On the defined contribution plan, both the employer and the employee contribute 3% of salary.
Normal Retirement Age - Normal Retirement Age is the age at which employees would normally be expected to retire from employment with an unreduced pension.
Early Retirement - Pension benefits on early retirement for option 1 are reduced by 4% per year for the first five years that a member retires prior to the Normal Retirement Age and by 6% per year of early retirement in excess of 5 years. Early pensions for options 3 and 8 are reduced by 6% for each year that retirement precedes age 60. For Option 7 members, a reduction of 6% per year is applied for each year of retirement prior to the earlier of Normal Retirement Age and Optional Retirement Age (described below).

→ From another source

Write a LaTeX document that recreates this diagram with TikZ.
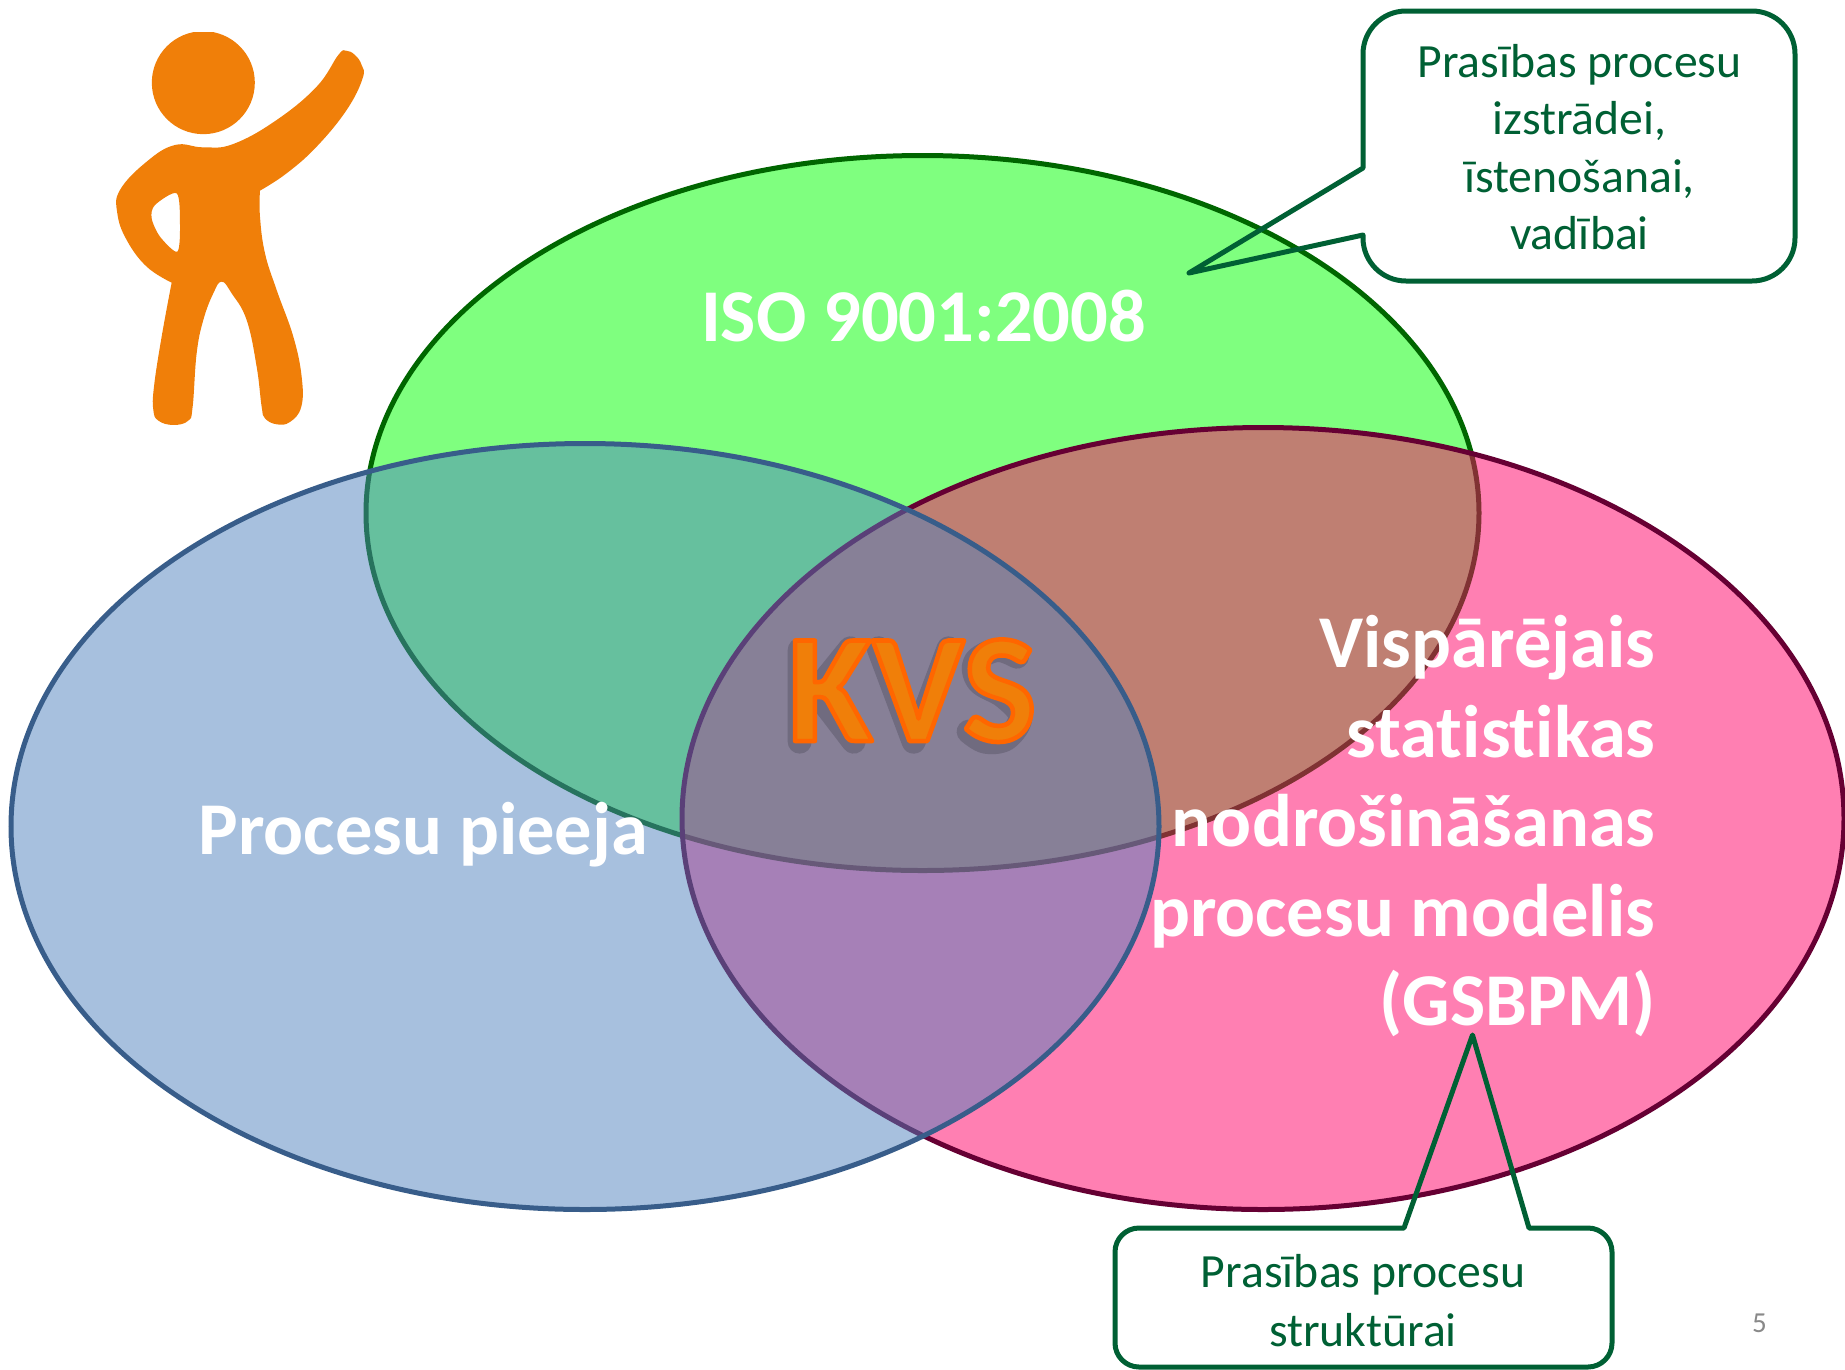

Optional Retirement Age – Under Option 7, a member may retire early with an unreduced pension as early as age 55 if the member has the required number of "points". A member's "points" are the total of his or her age plus years of service with the employer. For Option 7, 80 points are required.
Benefit Formula – Benefits for Options 1 and 3 are equal to 2% of the member's average salary in the best five years of earnings, multiplied by the member's service while in the Plan, (i.e. a final average formula). Benefits for option 8 are equal to 1.3% of the member’s average salary in the best five years of earnings. Benefits for Option 7 are equal to 2% of 1994 earnings for years of service prior to 1995 and 2% of earnings in each year beginning in 1995 (i.e. a career average formula).
Indexing – Benefits for Option 3 are indexed each January 1 after retirement by the increase in the Consumer Price Index (“CPI”), to a maximum of 6%. Benefits for Options 7 and 8 are indexed after retirement by the increase in the CPI, to a maximum of 2%. Indexing for Option 7 applies beginning at the end of the third year of retirement.